Solemos referirnos, con toda razón, a esas personas que se
transforman una vez acceden a un cargo hasta el punto de hacerse
irreconocibles. De aquellos hombres y mujeres humildes, accesibles,
sensibles e incluso honestos, no queda más que el recuerdo. En su lugar,
aparecen personajes insufribles, déspotas, ostentosos, indolentes.
Sucede con mucha más frecuencia de lo que desearíamos.
Sin embargo, me parece que hay otro tipo de personaje que merece
igual o mayor atención: se trata de esa especie cuya supervivencia en el
mundo hostil de la burocracia depende de su capacidad para aproximarse y
ganarse la confianza de quien, por la razón que sea, recién asume el
cargo.
Están, por supuesto, los aduladores.
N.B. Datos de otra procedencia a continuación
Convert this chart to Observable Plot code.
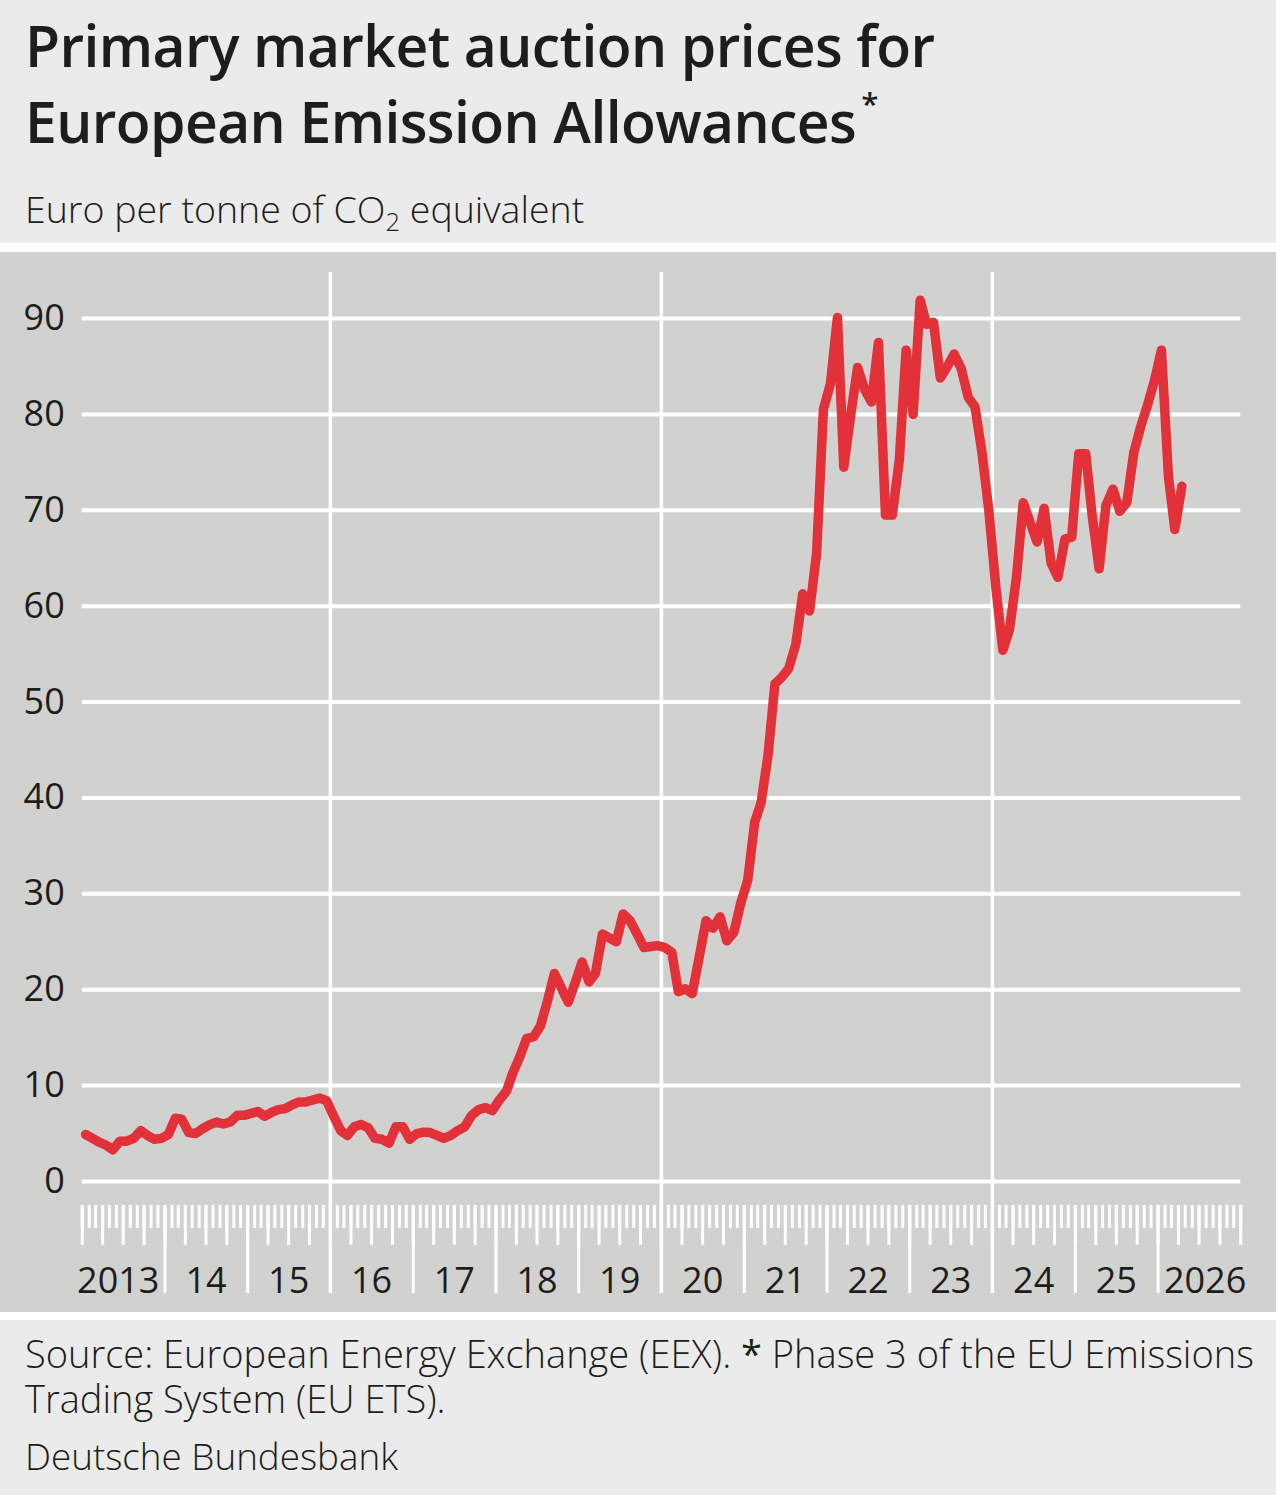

Son los de proceder más
predecible. Cuando no exaltan tus virtudes, te las inventan. Tus
defectos desaparecen. Se ríen hasta de tus peores chistes. No importa si
el sedentarismo, los constantes desarreglos y la falta de voluntad
hacen estragos en tu cuerpo: siempre estás en forma. La camisa siempre
te va bien, te quede grande o pequeña. No importa si odias dar
discursos: debes hacerlo, porque tu elocuencia es inigualable. Es muy
fácil identificarlos y, particularmente, disfruté mucho haciéndoles
creer que me creía todas sus mentiras.
Están, por otro lado, los condescendientes. Difícilmente pueden
disimular la incomodidad que les produce que sea uno quien ocupe el
cargo, bien porque te consideran incapaz, porque aspiraban que alguien
más lo ocupara, etc. Las razones pueden ser tan fútiles como infinitas.
Lo cierto es que los distingue esa cortesía obligada, tras la cual se
esconde, casi siempre, un sentimiento de superioridad que resulta casi
insoportable. Puede que te inviten a sus actos, otras veces no
consideran necesario siquiera informarte. No se pierden una reunión,
pero una vez en ella se refugian en el teléfono. Eventualmente te hacen
saber que la salida que propones ya se ensayó alguna vez, sin
resultados, pero no sugieren una alternativa. Guardo un feliz recuerdo
del callado tormento tras sus sonrisas fingidas.
Pero están quienes lo hacen tan bien que incluso llegan a ser tus
confidentes. Simulan conocer a fondo los problemas de la institución y
declaran su intención de proceder radicalmente para resolverlos, pero
todo el tiempo hay una buena razón para no hacerlo todavía. Cargan
contra aduladores y condescendientes, siempre y cuando no tengan que
hacerlo públicamente. Ellos mismos tienen algo de aduladores (te citan,
te ponen como ejemplo) y de condescendientes (celebran tu audacia,
porque la ignorancia es atrevida), pero son más difíciles de
identificar. De hecho, esto suele suceder cuando uno ya ha debido
abandonar el cargo. En su momento, son tus mejores amigos. Luego, dejas
de existir.
Vamos a estar claros: seguramente sea cierto que nadie es
imprescindible. Nadie está obligado a sentirse identificado con una
persona, con una gestión, sino con una idea, un horizonte estratégico,
una política. Lo que importa es la política, velar porque ésta conserve
su carácter popular, revolucionario, radicalmente democrático. Pero
sucede que en nombre de la idea, aduladores, condescendientes y mejores
amigos terminan velando por sus intereses personales y de grupo, por sus
“gestiones”, antes que por cualquier otra cosa.
Esos son los primeros prescindibles.